[START OF Provided data]

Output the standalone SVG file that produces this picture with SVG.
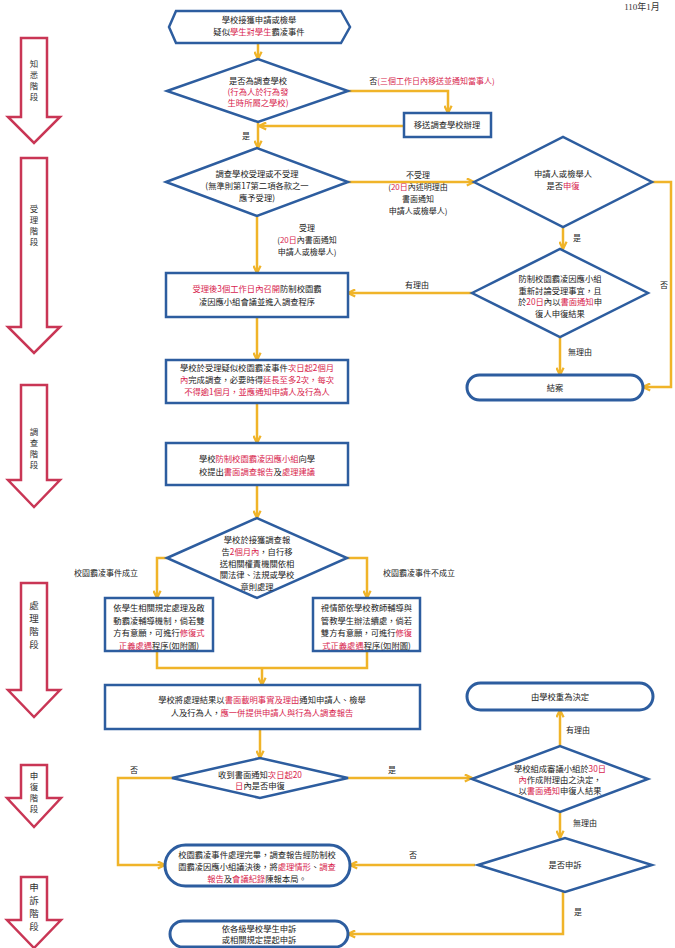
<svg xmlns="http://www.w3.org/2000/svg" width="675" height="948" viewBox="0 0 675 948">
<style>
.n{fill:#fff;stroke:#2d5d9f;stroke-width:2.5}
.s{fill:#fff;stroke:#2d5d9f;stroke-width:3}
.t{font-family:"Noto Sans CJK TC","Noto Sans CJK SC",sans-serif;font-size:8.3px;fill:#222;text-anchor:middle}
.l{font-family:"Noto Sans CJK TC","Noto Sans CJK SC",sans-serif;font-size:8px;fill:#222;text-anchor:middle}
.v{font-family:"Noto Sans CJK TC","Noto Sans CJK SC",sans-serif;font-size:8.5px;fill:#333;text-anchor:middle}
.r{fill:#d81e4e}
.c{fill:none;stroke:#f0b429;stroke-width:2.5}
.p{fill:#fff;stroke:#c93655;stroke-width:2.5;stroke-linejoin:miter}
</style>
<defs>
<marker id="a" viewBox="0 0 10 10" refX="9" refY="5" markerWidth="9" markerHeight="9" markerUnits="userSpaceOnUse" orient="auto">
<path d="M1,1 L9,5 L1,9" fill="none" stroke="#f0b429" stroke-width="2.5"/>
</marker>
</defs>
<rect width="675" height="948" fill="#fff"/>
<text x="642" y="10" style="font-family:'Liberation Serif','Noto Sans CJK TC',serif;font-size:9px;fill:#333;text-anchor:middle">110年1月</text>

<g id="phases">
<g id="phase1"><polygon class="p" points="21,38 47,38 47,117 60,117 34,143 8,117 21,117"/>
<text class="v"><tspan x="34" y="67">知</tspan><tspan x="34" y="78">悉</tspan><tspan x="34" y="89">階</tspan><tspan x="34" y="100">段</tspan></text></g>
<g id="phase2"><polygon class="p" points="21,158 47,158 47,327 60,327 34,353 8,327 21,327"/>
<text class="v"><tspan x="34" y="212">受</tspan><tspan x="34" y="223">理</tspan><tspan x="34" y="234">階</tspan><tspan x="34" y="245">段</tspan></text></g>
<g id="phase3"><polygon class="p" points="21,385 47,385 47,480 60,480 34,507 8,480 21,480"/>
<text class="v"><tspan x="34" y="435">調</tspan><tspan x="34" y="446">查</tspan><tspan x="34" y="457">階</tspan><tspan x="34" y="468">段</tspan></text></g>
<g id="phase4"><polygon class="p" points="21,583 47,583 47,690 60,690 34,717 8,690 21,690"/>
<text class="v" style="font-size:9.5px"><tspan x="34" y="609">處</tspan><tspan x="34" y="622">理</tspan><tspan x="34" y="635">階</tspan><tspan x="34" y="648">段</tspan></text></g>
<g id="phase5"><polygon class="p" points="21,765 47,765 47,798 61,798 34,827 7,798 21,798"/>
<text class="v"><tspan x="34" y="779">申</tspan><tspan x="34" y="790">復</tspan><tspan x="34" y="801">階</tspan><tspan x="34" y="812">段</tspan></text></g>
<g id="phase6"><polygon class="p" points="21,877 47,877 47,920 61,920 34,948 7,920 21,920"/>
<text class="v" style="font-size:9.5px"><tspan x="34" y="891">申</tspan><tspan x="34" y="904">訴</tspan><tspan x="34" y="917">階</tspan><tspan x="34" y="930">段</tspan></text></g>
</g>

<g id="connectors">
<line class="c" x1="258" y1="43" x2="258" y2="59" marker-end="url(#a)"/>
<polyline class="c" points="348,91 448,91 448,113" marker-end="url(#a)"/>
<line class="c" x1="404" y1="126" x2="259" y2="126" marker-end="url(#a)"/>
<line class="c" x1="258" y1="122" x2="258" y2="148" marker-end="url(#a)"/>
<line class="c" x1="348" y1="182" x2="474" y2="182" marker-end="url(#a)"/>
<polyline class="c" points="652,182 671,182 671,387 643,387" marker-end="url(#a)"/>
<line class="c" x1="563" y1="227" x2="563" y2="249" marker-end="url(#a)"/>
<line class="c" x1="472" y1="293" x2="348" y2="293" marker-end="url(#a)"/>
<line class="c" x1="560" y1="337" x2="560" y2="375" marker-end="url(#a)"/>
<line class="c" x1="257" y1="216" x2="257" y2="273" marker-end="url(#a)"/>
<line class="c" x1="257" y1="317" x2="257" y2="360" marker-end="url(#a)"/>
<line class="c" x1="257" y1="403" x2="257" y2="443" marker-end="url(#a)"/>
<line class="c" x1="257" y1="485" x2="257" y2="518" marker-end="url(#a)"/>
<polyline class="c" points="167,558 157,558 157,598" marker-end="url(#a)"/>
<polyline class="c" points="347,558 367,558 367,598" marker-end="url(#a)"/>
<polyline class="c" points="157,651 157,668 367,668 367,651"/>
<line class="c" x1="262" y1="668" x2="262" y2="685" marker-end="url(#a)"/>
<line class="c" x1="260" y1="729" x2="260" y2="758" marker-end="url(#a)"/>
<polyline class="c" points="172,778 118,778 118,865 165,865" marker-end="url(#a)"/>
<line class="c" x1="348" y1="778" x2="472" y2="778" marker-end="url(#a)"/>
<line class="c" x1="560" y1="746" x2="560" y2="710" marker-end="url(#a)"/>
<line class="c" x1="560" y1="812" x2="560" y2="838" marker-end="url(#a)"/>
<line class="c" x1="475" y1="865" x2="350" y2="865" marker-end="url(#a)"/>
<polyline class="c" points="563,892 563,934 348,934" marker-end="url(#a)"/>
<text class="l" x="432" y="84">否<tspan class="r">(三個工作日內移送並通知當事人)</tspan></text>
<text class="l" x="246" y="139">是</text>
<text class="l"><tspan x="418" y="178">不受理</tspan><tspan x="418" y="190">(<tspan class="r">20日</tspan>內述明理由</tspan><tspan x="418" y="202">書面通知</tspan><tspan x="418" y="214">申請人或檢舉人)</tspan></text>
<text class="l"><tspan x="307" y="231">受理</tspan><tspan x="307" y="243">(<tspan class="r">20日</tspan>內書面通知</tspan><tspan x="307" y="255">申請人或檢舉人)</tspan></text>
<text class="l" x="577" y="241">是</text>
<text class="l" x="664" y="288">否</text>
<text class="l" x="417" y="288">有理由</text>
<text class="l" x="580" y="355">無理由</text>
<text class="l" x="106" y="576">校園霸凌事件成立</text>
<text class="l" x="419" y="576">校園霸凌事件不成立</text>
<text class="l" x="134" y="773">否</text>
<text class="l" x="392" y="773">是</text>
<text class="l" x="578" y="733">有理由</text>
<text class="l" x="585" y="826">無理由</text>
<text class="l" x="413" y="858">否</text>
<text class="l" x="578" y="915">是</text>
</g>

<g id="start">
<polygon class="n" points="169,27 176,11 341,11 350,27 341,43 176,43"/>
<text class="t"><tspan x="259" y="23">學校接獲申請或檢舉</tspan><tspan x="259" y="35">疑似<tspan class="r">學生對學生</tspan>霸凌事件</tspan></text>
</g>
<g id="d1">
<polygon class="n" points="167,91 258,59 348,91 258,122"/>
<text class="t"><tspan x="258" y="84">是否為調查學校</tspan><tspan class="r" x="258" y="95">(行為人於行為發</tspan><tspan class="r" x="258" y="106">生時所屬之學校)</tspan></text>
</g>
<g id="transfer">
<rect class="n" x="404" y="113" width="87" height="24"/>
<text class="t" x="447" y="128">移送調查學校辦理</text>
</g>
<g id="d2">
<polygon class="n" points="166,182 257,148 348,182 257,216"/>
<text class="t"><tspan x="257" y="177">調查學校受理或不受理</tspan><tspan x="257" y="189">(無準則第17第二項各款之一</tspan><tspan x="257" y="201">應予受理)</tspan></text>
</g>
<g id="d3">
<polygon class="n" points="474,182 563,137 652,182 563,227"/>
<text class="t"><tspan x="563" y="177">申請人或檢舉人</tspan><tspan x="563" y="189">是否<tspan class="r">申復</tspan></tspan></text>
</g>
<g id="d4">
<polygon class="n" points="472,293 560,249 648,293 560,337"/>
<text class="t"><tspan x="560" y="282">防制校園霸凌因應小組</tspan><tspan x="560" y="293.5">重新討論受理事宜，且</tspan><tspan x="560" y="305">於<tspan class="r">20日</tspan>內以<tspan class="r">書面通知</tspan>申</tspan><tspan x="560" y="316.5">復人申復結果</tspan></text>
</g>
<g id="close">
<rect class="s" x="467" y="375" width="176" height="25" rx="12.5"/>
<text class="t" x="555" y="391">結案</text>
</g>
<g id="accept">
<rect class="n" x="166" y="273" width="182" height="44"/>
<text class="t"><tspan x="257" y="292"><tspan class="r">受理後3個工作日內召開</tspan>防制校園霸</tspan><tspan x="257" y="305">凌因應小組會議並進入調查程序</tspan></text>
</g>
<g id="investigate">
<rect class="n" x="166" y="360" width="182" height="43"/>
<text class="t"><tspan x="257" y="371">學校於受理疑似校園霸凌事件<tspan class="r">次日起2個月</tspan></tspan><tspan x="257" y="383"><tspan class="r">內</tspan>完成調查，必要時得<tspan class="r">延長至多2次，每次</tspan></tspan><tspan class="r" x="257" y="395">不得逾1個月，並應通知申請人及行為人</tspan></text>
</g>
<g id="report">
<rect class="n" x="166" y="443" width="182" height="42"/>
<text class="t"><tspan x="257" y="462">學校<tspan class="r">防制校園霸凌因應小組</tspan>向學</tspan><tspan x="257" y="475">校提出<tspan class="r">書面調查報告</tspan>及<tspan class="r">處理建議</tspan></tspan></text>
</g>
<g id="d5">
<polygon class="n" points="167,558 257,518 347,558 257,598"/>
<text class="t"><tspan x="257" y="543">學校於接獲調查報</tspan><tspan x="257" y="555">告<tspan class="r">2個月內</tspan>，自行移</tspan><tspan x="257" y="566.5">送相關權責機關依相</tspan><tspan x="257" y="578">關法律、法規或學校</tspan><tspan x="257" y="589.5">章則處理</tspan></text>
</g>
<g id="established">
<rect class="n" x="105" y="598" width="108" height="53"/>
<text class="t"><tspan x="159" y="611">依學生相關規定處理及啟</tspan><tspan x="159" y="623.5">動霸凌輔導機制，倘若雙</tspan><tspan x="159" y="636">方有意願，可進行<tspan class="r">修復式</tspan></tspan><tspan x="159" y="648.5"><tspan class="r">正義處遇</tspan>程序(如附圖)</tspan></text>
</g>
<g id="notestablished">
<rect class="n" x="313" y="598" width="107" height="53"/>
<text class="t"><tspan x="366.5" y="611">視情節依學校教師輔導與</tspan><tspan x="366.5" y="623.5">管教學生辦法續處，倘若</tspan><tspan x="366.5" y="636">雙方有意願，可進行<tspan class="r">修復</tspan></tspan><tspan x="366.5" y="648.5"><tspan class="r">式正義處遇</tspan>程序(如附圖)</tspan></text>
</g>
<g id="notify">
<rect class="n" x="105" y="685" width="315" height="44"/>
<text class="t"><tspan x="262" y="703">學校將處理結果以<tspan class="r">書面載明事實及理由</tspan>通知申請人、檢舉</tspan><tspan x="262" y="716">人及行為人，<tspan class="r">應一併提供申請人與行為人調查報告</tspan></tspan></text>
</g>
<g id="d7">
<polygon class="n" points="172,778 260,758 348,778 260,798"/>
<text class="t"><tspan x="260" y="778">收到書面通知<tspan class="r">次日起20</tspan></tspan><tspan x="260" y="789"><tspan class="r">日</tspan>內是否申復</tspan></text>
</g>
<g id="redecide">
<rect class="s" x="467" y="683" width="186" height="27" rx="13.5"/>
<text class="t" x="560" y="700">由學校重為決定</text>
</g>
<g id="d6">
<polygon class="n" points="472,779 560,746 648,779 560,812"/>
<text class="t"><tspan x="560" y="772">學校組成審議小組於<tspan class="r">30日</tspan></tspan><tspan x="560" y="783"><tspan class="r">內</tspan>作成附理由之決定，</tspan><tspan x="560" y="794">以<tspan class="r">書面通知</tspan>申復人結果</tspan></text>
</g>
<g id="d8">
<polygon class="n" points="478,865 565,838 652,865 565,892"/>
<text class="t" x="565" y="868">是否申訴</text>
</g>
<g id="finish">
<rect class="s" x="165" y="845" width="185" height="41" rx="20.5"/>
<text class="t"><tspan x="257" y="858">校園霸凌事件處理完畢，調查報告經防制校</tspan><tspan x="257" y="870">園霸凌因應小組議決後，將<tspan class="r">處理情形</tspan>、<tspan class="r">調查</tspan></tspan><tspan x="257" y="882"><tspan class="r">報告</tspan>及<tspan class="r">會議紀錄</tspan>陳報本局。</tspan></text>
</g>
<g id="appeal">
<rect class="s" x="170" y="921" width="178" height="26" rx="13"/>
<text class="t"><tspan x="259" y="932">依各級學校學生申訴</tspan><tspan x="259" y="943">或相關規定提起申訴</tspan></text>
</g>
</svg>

[END OF Provided data]

▶ [Exercise objective]:
Starting at the top of the listing above, please restate word for word each line up to and including the one that holds "Serif','Noto Sans CJK", omitting every image.

▶ [Response to this exercise]:
Output the standalone SVG file that produces this picture with SVG.
<svg xmlns="http://www.w3.org/2000/svg" width="675" height="948" viewBox="0 0 675 948">
<style>
.n{fill:#fff;stroke:#2d5d9f;stroke-width:2.5}
.s{fill:#fff;stroke:#2d5d9f;stroke-width:3}
.t{font-family:"Noto Sans CJK TC","Noto Sans CJK SC",sans-serif;font-size:8.3px;fill:#222;text-anchor:middle}
.l{font-family:"Noto Sans CJK TC","Noto Sans CJK SC",sans-serif;font-size:8px;fill:#222;text-anchor:middle}
.v{font-family:"Noto Sans CJK TC","Noto Sans CJK SC",sans-serif;font-size:8.5px;fill:#333;text-anchor:middle}
.r{fill:#d81e4e}
.c{fill:none;stroke:#f0b429;stroke-width:2.5}
.p{fill:#fff;stroke:#c93655;stroke-width:2.5;stroke-linejoin:miter}
</style>
<defs>
<marker id="a" viewBox="0 0 10 10" refX="9" refY="5" markerWidth="9" markerHeight="9" markerUnits="userSpaceOnUse" orient="auto">
<path d="M1,1 L9,5 L1,9" fill="none" stroke="#f0b429" stroke-width="2.5"/>
</marker>
</defs>
<rect width="675" height="948" fill="#fff"/>
<text x="642" y="10" style="font-family:'Liberation Serif','Noto Sans CJK TC',serif;font-size:9px;fill:#333;text-anchor:middle">110年1月</text>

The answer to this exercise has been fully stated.